To be done: Leave out the pictures and repeat the data exactly.

Data:
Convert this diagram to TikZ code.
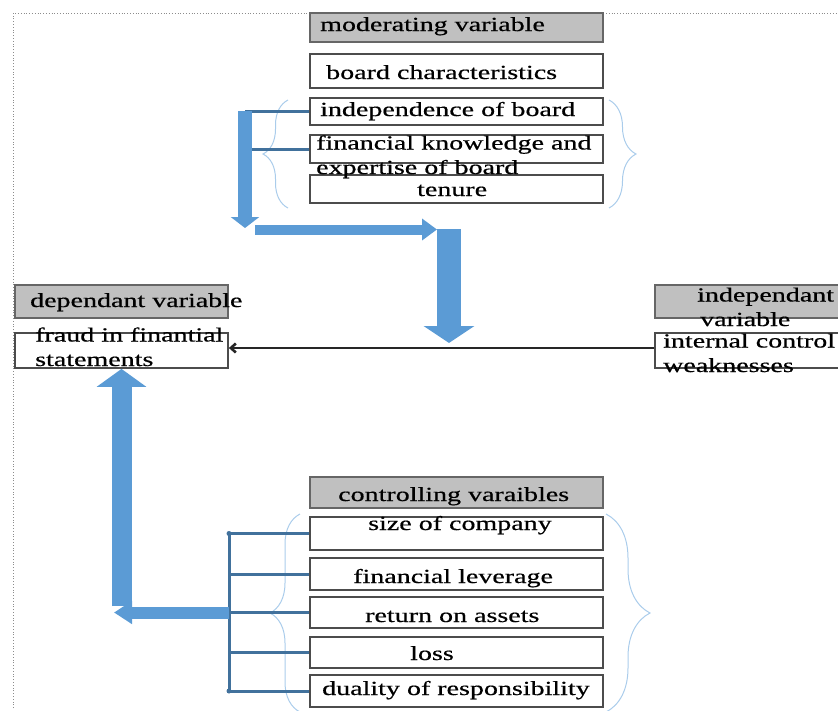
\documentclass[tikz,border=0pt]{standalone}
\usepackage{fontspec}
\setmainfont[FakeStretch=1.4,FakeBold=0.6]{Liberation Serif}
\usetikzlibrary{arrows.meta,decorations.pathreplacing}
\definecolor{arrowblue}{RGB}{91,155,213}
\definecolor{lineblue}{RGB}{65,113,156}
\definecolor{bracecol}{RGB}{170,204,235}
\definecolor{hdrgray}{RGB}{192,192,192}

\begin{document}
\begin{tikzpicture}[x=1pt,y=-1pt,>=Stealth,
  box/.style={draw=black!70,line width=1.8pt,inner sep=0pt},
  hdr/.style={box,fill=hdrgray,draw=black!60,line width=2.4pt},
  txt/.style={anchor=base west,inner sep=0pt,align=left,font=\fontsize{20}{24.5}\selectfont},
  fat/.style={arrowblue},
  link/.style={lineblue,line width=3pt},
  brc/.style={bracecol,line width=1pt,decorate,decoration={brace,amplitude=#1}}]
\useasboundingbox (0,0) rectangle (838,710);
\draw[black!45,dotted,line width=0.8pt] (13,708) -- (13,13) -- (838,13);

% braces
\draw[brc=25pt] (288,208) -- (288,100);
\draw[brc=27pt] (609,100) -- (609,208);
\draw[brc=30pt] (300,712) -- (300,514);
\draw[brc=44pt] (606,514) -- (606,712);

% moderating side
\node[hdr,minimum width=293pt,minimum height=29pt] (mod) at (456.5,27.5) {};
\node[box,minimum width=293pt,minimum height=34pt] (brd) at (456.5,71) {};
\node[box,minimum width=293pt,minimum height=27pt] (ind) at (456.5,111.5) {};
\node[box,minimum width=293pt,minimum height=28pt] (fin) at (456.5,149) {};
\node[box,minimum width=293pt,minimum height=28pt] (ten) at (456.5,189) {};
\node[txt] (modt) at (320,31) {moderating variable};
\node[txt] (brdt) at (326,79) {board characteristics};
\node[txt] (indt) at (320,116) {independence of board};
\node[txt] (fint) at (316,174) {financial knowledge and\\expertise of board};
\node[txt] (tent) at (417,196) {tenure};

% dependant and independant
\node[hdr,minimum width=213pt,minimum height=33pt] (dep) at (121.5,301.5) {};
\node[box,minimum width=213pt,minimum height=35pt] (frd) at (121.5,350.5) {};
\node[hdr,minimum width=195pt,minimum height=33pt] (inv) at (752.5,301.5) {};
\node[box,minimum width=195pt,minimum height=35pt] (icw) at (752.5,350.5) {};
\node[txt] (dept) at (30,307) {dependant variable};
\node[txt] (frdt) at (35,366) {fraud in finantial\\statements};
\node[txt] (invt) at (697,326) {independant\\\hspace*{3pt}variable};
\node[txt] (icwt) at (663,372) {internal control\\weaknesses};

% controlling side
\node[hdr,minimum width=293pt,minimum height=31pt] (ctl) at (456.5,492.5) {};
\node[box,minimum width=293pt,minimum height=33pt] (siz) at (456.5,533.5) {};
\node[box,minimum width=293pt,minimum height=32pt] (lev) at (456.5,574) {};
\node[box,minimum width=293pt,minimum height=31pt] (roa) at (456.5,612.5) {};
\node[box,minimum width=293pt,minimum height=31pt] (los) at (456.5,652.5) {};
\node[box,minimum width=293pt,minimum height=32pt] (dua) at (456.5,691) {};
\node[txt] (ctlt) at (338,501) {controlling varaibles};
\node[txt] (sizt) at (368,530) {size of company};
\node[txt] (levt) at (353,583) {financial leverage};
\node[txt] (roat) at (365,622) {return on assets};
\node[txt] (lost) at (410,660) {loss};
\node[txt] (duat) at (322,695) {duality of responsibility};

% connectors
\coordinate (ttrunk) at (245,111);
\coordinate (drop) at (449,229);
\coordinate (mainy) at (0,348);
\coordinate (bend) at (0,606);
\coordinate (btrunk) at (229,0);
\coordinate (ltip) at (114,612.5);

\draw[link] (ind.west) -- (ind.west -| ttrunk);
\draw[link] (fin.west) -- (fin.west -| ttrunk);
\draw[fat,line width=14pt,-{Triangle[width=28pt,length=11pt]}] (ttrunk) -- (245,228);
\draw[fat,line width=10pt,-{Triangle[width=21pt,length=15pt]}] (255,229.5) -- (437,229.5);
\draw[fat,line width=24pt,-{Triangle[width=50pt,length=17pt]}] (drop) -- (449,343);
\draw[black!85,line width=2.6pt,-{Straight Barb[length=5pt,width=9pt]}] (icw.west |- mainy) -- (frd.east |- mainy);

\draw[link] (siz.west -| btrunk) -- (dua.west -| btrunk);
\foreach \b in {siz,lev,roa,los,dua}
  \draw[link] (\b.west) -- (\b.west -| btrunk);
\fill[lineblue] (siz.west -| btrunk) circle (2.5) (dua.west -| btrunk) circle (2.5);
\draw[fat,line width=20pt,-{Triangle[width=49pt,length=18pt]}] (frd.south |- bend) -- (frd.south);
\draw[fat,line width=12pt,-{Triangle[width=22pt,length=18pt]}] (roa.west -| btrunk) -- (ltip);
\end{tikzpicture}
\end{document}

Response:
Convert this diagram to TikZ code.
\documentclass[tikz,border=0pt]{standalone}
\usepackage{fontspec}
\setmainfont[FakeStretch=1.4,FakeBold=0.6]{Liberation Serif}
\usetikzlibrary{arrows.meta,decorations.pathreplacing}
\definecolor{arrowblue}{RGB}{91,155,213}
\definecolor{lineblue}{RGB}{65,113,156}
\definecolor{bracecol}{RGB}{170,204,235}
\definecolor{hdrgray}{RGB}{192,192,192}

\begin{document}
\begin{tikzpicture}[x=1pt,y=-1pt,>=Stealth,
  box/.style={draw=black!70,line width=1.8pt,inner sep=0pt},
  hdr/.style={box,fill=hdrgray,draw=black!60,line width=2.4pt},
  txt/.style={anchor=base west,inner sep=0pt,align=left,font=\fontsize{20}{24.5}\selectfont},
  fat/.style={arrowblue},
  link/.style={lineblue,line width=3pt},
  brc/.style={bracecol,line width=1pt,decorate,decoration={brace,amplitude=#1}}]
\useasboundingbox (0,0) rectangle (838,710);
\draw[black!45,dotted,line width=0.8pt] (13,708) -- (13,13) -- (838,13);

% braces
\draw[brc=25pt] (288,208) -- (288,100);
\draw[brc=27pt] (609,100) -- (609,208);
\draw[brc=30pt] (300,712) -- (300,514);
\draw[brc=44pt] (606,514) -- (606,712);

% moderating side
\node[hdr,minimum width=293pt,minimum height=29pt] (mod) at (456.5,27.5) {};
\node[box,minimum width=293pt,minimum height=34pt] (brd) at (456.5,71) {};
\node[box,minimum width=293pt,minimum height=27pt] (ind) at (456.5,111.5) {};
\node[box,minimum width=293pt,minimum height=28pt] (fin) at (456.5,149) {};
\node[box,minimum width=293pt,minimum height=28pt] (ten) at (456.5,189) {};
\node[txt] (modt) at (320,31) {moderating variable};
\node[txt] (brdt) at (326,79) {board characteristics};
\node[txt] (indt) at (320,116) {independence of board};
\node[txt] (fint) at (316,174) {financial knowledge and\\expertise of board};
\node[txt] (tent) at (417,196) {tenure};

% dependant and independant
\node[hdr,minimum width=213pt,minimum height=33pt] (dep) at (121.5,301.5) {};
\node[box,minimum width=213pt,minimum height=35pt] (frd) at (121.5,350.5) {};
\node[hdr,minimum width=195pt,minimum height=33pt] (inv) at (752.5,301.5) {};
\node[box,minimum width=195pt,minimum height=35pt] (icw) at (752.5,350.5) {};
\node[txt] (dept) at (30,307) {dependant variable};
\node[txt] (frdt) at (35,366) {fraud in finantial\\statements};
\node[txt] (invt) at (697,326) {independant\\\hspace*{3pt}variable};
\node[txt] (icwt) at (663,372) {internal control\\weaknesses};

% controlling side
\node[hdr,minimum width=293pt,minimum height=31pt] (ctl) at (456.5,492.5) {};
\node[box,minimum width=293pt,minimum height=33pt] (siz) at (456.5,533.5) {};
\node[box,minimum width=293pt,minimum height=32pt] (lev) at (456.5,574) {};
\node[box,minimum width=293pt,minimum height=31pt] (roa) at (456.5,612.5) {};
\node[box,minimum width=293pt,minimum height=31pt] (los) at (456.5,652.5) {};
\node[box,minimum width=293pt,minimum height=32pt] (dua) at (456.5,691) {};
\node[txt] (ctlt) at (338,501) {controlling varaibles};
\node[txt] (sizt) at (368,530) {size of company};
\node[txt] (levt) at (353,583) {financial leverage};
\node[txt] (roat) at (365,622) {return on assets};
\node[txt] (lost) at (410,660) {loss};
\node[txt] (duat) at (322,695) {duality of responsibility};

% connectors
\coordinate (ttrunk) at (245,111);
\coordinate (drop) at (449,229);
\coordinate (mainy) at (0,348);
\coordinate (bend) at (0,606);
\coordinate (btrunk) at (229,0);
\coordinate (ltip) at (114,612.5);

\draw[link] (ind.west) -- (ind.west -| ttrunk);
\draw[link] (fin.west) -- (fin.west -| ttrunk);
\draw[fat,line width=14pt,-{Triangle[width=28pt,length=11pt]}] (ttrunk) -- (245,228);
\draw[fat,line width=10pt,-{Triangle[width=21pt,length=15pt]}] (255,229.5) -- (437,229.5);
\draw[fat,line width=24pt,-{Triangle[width=50pt,length=17pt]}] (drop) -- (449,343);
\draw[black!85,line width=2.6pt,-{Straight Barb[length=5pt,width=9pt]}] (icw.west |- mainy) -- (frd.east |- mainy);

\draw[link] (siz.west -| btrunk) -- (dua.west -| btrunk);
\foreach \b in {siz,lev,roa,los,dua}
  \draw[link] (\b.west) -- (\b.west -| btrunk);
\fill[lineblue] (siz.west -| btrunk) circle (2.5) (dua.west -| btrunk) circle (2.5);
\draw[fat,line width=20pt,-{Triangle[width=49pt,length=18pt]}] (frd.south |- bend) -- (frd.south);
\draw[fat,line width=12pt,-{Triangle[width=22pt,length=18pt]}] (roa.west -| btrunk) -- (ltip);
\end{tikzpicture}
\end{document}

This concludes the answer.